Case law Developments in PIL

Paris Court of Appeal Rules on Law governing Misappropriation of Funds

Mathilde Codazzi, who is a master student at the University Paris II Panthéon-Assas, contributed to this post.


Présentation générale CCIP-CA / The ICCP-CA | Cour d'appel de Paris

In a judgment of 8 November 2022, the international commercial chamber at the Paris Court of Appeal (ICCP-CA) addressed the issue of the applicable law to a claim for loss due to fraudulent misappropriation of funds transferred on a bank account.

Facts

The plaintiff, a French farmer, invested over € 200,000 between 2013 and 2014 with an online trading platform on Forex. For that purpose, he transferred the monies on an account owned by the first defendant, an English company (Worldpay AP Ltd) and registered at the French subsidiary (or possibly branch, the judgment is not quite clear on this point) of the second defendant, a Scottish bank (Natwest Markets Plc, formerly Royal Bank of Scotland).

The plaintiff eventually brought proceedings before a Parisian court (tribunal judiciaire) in July 2020 against these two companies and the platform’s operator, a Dutch company. The judgment is not very detailed on his claims, but it seems that the plaintiff alleged that he had made gains that he could not eventually receive. It seems, therefore, that the claim is that his investment and gains were misappropriated fraudulently.

First Instance

On 3 December 2021, the pre-trial judge (juge de la mise en état) declared the claim inadmissible on the ground that it was time-barred. It does not seem that the issue of the applicable law was raised at this stage.

The plaintiff appealed on the ground that he disputed the starting point of the the five-year prescription period (Article 2224 of the French civil code). His lawyer had sent to the defendants a letter of formal notice dating from March 2015. The issue was whether the starting point was that letter, or whether it had not started to run when the letter of formal notice was sent because the plaintiff was not aware that he was a victim of the fraudulent scheme.

For a reason which is not detailed in the judgement, the judge only held that the claim against the two financial institutions (Natwest and Worldplay) was time barred. The plaintiff only appealed against them. It is unclear why, but it might be that, because the issue was one of misappropriation, the claim against the platform was always quite weak, and thus was not pursued.

Court of Appeal

In a judgment of 8 November 2022, the ICCP-CA upheld the decision of the pre-trial judge.

The Court of Appeal raised the issue of the applicable law ex officio and invited the parties to comment on it. It eventually confirmed that French law applied, however.

The ICCP-CA characterized the issue as tortious (quasi-delictual). It thus ruled that the Rome II Regulation applied, and the law governing the tort also governed  the prescription issue.
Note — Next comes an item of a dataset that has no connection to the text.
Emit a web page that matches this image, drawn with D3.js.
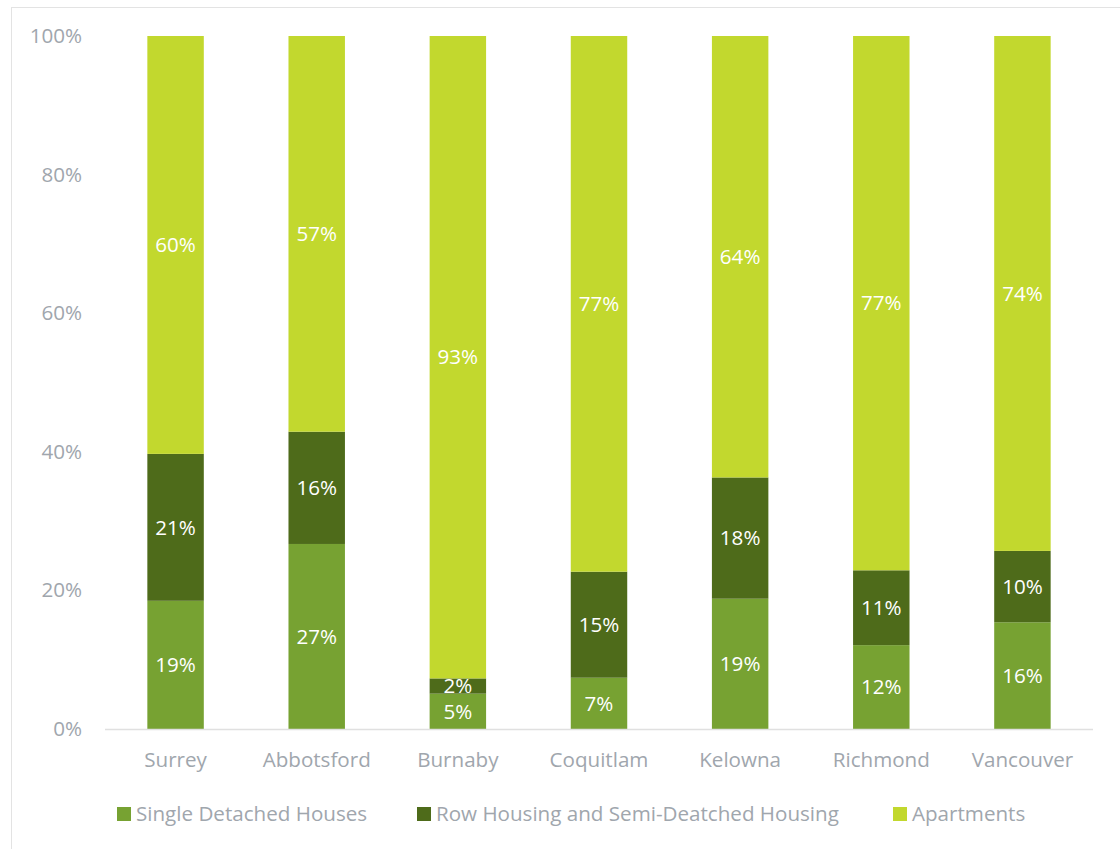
<!DOCTYPE html>
<html><head><meta charset="utf-8">
<script src="https://cdn.jsdelivr.net/npm/d3@7"></script>
<style>body{margin:0;background:#fff;}svg{display:block;}text{font-family:"Open Sans",sans-serif;}</style>
</head><body>
<svg id="c" width="1120" height="849"></svg>
<script>
const cities = ["Surrey","Abbotsford","Burnaby","Coquitlam","Kelowna","Richmond","Vancouver"];
const seriesNames = ["Single Detached Houses","Row Housing and Semi-Deatched Housing","Apartments"];
const single = [0.185,0.267,0.051,0.074,0.188,0.121,0.154];
const row = [0.212,0.162,0.022,0.153,0.175,0.108,0.103];
const apartments = [0.603,0.571,0.927,0.773,0.637,0.771,0.743];
const singleLabels = ["19%","27%","5%","7%","19%","12%","16%"];
const rowLabels = ["21%","16%","2%","15%","18%","11%","10%"];
const aptLabels = ["60%","57%","93%","77%","64%","77%","74%"];
const yTicks = [0,0.2,0.4,0.6,0.8,1.0];
const colors = ["#77a232","#4e6b1a","#c2d82e"];
const FONT = "'Open Sans',sans-serif";
const FS = 20.6;

const svg = d3.select("#c");
svg.append("rect").attr("x",11.5).attr("y",7.5).attr("width",1130).attr("height",860)
  .attr("fill","none").attr("stroke","#e3e3e3").attr("stroke-width",1);

const x = d3.scaleBand().domain(cities).range([105,1093]).paddingInner(0.6).paddingOuter(0.3);
const y = d3.scaleLinear().domain([0,1]).range([729,36]);

const data = cities.map((c,i)=>({city:c, v:[single[i],row[i],apartments[i]], l:[singleLabels[i],rowLabels[i],aptLabels[i]]}));

data.forEach(d=>{
  let cum=0;
  d.v.forEach((v,k)=>{
    const y0=y(cum), y1=y(cum+v);
    svg.append("rect").attr("x",x(d.city)).attr("width",x.bandwidth())
      .attr("y",y1).attr("height",y0-y1).attr("fill",colors[k]);
    svg.append("text").attr("x",x(d.city)+x.bandwidth()/2).attr("y",(y0+y1)/2)
      .attr("dy","0.35em").attr("text-anchor","middle").attr("fill","#fff")
      .attr("font-size",FS).text(d.l[k]);
    cum+=v;
  });
});

svg.append("line").attr("x1",105).attr("x2",1093).attr("y1",729.5).attr("y2",729.5)
  .attr("stroke","#e0e0e0").attr("stroke-width",1.5);

const ya = svg.append("g").attr("transform","translate(82,0)")
  .call(d3.axisLeft(y).tickValues(yTicks).tickFormat(d3.format(".0%")).tickSize(0).tickPadding(0));
ya.select(".domain").remove();
ya.selectAll("text").attr("font-size",FS).attr("fill","#a0a6ad").attr("font-family",FONT);

const xa = svg.append("g").attr("transform","translate(0,729)")
  .call(d3.axisBottom(x).tickSize(0).tickPadding(23));
xa.select(".domain").remove();
xa.selectAll("text").attr("font-size",FS).attr("fill","#a0a6ad").attr("font-family",FONT);

const legX = [117,417,893];
seriesNames.forEach((s,k)=>{
  const g = svg.append("g").attr("transform",`translate(${legX[k]},807)`);
  g.append("rect").attr("width",14).attr("height",14).attr("fill",colors[k]);
  g.append("text").attr("x",19).attr("y",7).attr("dy","0.35em").attr("font-size",FS)
    .attr("fill","#a0a6ad").text(s);
});
</script>
</body></html>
It applied Article 4.1 of the Rome II Regulation and relied on the case-law of the CJEU concerning financial damage under the Brussels I Regulation, after insisting on the consistency principle mentioned in Recital 7 of the Rome II Regulation.

The court thus ruled that the applicable law should be the law of the country where the victim is domiciled when the alleged financial damage materializes directly on the plaintiff’s bank account held with a bank established in this country and that, subsidiarily, the same law is applicable when the harmful even is manifestly more closely connected to this law (Kronhofer, C-168-02, Kolassa, C-375/13 and Löber, C-304/17).

The court found that the evidence provided by the plaintiff proved the transfer of funds from his bank account held with a French bank to the Worldpay’s account, held by Natwest’s French subsidiary (or branch). It further found that the monies had been made available to the online platform from that last bank account. It then concluded that the monies had “disappeared” after being transferred on this Natwest’s French bank account, and that this set the place of the damage suffered by the investor. As a result, the court ruled that the damage occurred in France and that French law was therefore applicable to the claim.

On the merits, the ICCP-CA confirmed that the claim was time barred.

Assessment

An interesting question is whether the outcome would have been the same depending on whether the claim was one of misappropriation of funds or negligence of the platform. In particular, would the loss have been suffered in both cases “directly” on the bank account where the monies had initially been transferred by the investor?

It is also interesting to note that the court relied on the consistency principle between Rome II and Brussels Ibis in a case where the provisions are quite different, in particular in that Article 4 of the Rome II Regulation is more complex than Article 7(2) of the Brussels I bis Regulation. But a reasonable argument could be that the case law of the CJEU on Article 7(2) in the field of financial loss has made the two rules very similar.